= ESight =

Brand of electronic eyewear

eSight is a wearable medical device designed to improve the functional vision of those living with low vision or legal blindness. The device was developed by Canadian-based company eSight Corp.

== History ==
eSight was founded in 2006 by Conrad Lewis, a Canadian electrical engineer with two legally blind sisters. His motivation was to build a device that would enable his sisters to see, be able to work and independently perform virtually all activities of daily living.

The first generation of the device, eSight 1, was released in October. The second generation, eSight 2, was released in May 2015 and contained several hardware upgrades, including HD OLED screens, enhanced color and screen resolution and a longer battery life.

The eSight 3 was released in February 2017. In May 2017, Time magazine included eSight on its list of “The Best Tech of 2017 So Far.”

eSight 4 was released in early 2020.

In 2022 eSight entered into a partnership with Gentex Corporation of Zeeland, Michigan to develop the next generation device, eSight Go. eSight assets were acquired by Gentex Corporation in 2023, first announced in January 2024.

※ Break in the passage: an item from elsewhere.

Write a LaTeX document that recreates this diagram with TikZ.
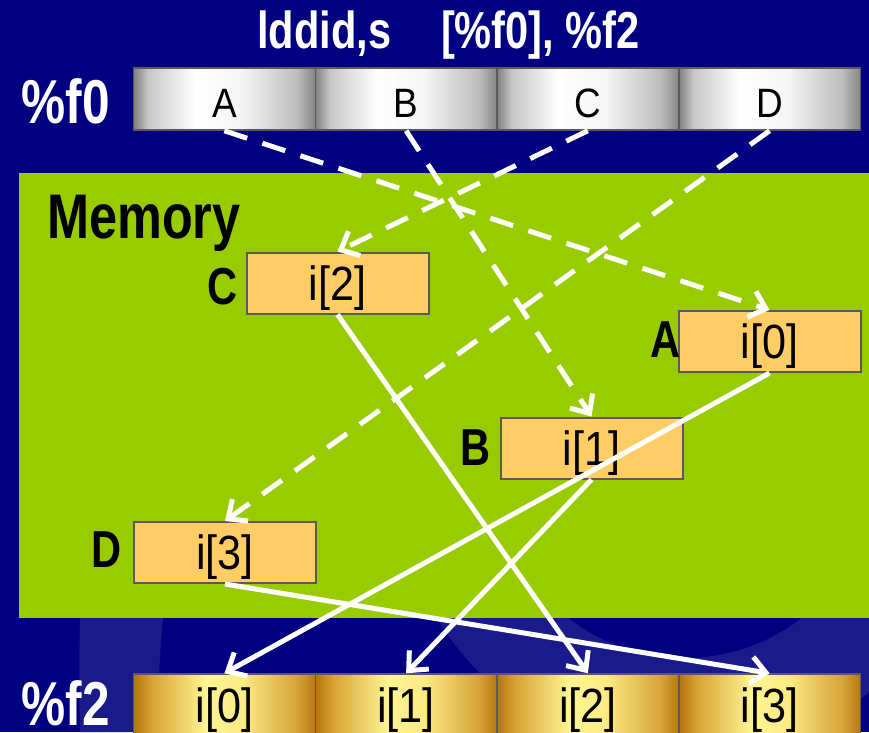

The 5th generation device, eSight Go was released in 2024.

== Specifications ==
eSight includes two HD color displays, one in front of each eye, with prescription lenses tailored to the user's particular prescription. The displays integrate dual independent, high contrast OLED screens, 1024x768 resolution and a 37.5 degree field-of-view. The camera on the front of the device captures video in Ultra HD at 21.5 MP and allows for up to 24x zoom. eSight's user interface also features HDMI and USB inputs, Bluetooth, Wi-Fi and removable SD cards.